* TASK TO CARRY OUT: Write the data out again, character for character, with no images.
>> Start SOURCE EXCERPT
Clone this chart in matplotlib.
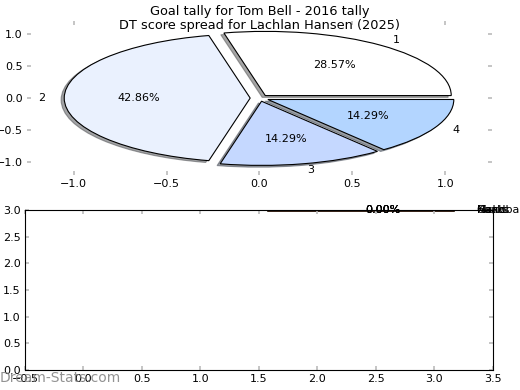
import matplotlib
matplotlib.use('Agg')
import matplotlib.pyplot as plt

# goal tally (top pie)
goal_labels = ['1', '2', '3', '4']
goal_counts = [2, 3, 1, 1]
goal_colors = ['#ffffff', '#eaf1fe', '#c5d8ff', '#b3d5ff']

# DT score spread (bottom, all empty)
dt_labels = ['Kicks', 'Marks', 'Goals', 'Handball']
dt_counts = [0, 0, 0, 0]

fig = plt.figure(figsize=(5.2, 3.9), dpi=100)
ax1 = fig.add_axes([0.052, 0.551, 0.894, 0.395])
ax2 = fig.add_axes([0.048, 0.051, 0.9, 0.411])

ax1.pie(goal_counts, labels=goal_labels, colors=goal_colors, autopct='%.2f%%',
        explode=[0.05] * len(goal_counts),
        shadow={'ox': -0.012, 'oy': -0.02}, frame=True,
        wedgeprops={'edgecolor': 'black', 'linewidth': 0.8},
        textprops={'fontsize': 8})
ax1.set_aspect('auto')
ax1.set_xlim(-1.25, 1.25)
ax1.set_ylim(-1.2, 1.2)
ax1.set_xticks([-1.0, -0.5, 0.0, 0.5, 1.0])
ax1.set_yticks([-1.0, -0.5, 0.0, 0.5, 1.0])
for s in ax1.spines.values():
    s.set_visible(False)
ax1.set_title('Goal tally for Tom Bell - 2016 tally\nDT score spread for Lachlan Hansen (2025)',
              fontsize=9.3, pad=-6, linespacing=1.15)

ax2.pie(dt_counts, labels=dt_labels, autopct='%.2f%%', normalize=False,
        center=(1.5, 3.0), radius=1.6, explode=[0.1] * len(dt_counts),
        shadow=True, frame=True, textprops={'fontsize': 8})
ax2.set_aspect('auto')
ax2.set_xlim(-0.5, 3.5)
ax2.set_ylim(0, 3.0)
ax2.set_xticks([-0.5, 0.0, 0.5, 1.0, 1.5, 2.0, 2.5, 3.0, 3.5])
ax2.set_yticks([0.0, 0.5, 1.0, 1.5, 2.0, 2.5, 3.0])

for ax in (ax1, ax2):
    ax.tick_params(direction='in', top=True, right=True, length=3, width=1.2,
                   color='#bbbbbb', labelsize=8, pad=3)

fig.text(0.0, 0.02, 'Dream-Stats.com', fontsize=10, color='gray', alpha=0.85)

fig.savefig('out.png', dpi=100)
>> End SOURCE EXCERPT
* RESPONSE:
Clone this chart in matplotlib.
import matplotlib
matplotlib.use('Agg')
import matplotlib.pyplot as plt

# goal tally (top pie)
goal_labels = ['1', '2', '3', '4']
goal_counts = [2, 3, 1, 1]
goal_colors = ['#ffffff', '#eaf1fe', '#c5d8ff', '#b3d5ff']

# DT score spread (bottom, all empty)
dt_labels = ['Kicks', 'Marks', 'Goals', 'Handball']
dt_counts = [0, 0, 0, 0]

fig = plt.figure(figsize=(5.2, 3.9), dpi=100)
ax1 = fig.add_axes([0.052, 0.551, 0.894, 0.395])
ax2 = fig.add_axes([0.048, 0.051, 0.9, 0.411])

ax1.pie(goal_counts, labels=goal_labels, colors=goal_colors, autopct='%.2f%%',
        explode=[0.05] * len(goal_counts),
        shadow={'ox': -0.012, 'oy': -0.02}, frame=True,
        wedgeprops={'edgecolor': 'black', 'linewidth': 0.8},
        textprops={'fontsize': 8})
ax1.set_aspect('auto')
ax1.set_xlim(-1.25, 1.25)
ax1.set_ylim(-1.2, 1.2)
ax1.set_xticks([-1.0, -0.5, 0.0, 0.5, 1.0])
ax1.set_yticks([-1.0, -0.5, 0.0, 0.5, 1.0])
for s in ax1.spines.values():
    s.set_visible(False)
ax1.set_title('Goal tally for Tom Bell - 2016 tally\nDT score spread for Lachlan Hansen (2025)',
              fontsize=9.3, pad=-6, linespacing=1.15)

ax2.pie(dt_counts, labels=dt_labels, autopct='%.2f%%', normalize=False,
        center=(1.5, 3.0), radius=1.6, explode=[0.1] * len(dt_counts),
        shadow=True, frame=True, textprops={'fontsize': 8})
ax2.set_aspect('auto')
ax2.set_xlim(-0.5, 3.5)
ax2.set_ylim(0, 3.0)
ax2.set_xticks([-0.5, 0.0, 0.5, 1.0, 1.5, 2.0, 2.5, 3.0, 3.5])
ax2.set_yticks([0.0, 0.5, 1.0, 1.5, 2.0, 2.5, 3.0])

for ax in (ax1, ax2):
    ax.tick_params(direction='in', top=True, right=True, length=3, width=1.2,
                   color='#bbbbbb', labelsize=8, pad=3)

fig.text(0.0, 0.02, 'Dream-Stats.com', fontsize=10, color='gray', alpha=0.85)

fig.savefig('out.png', dpi=100)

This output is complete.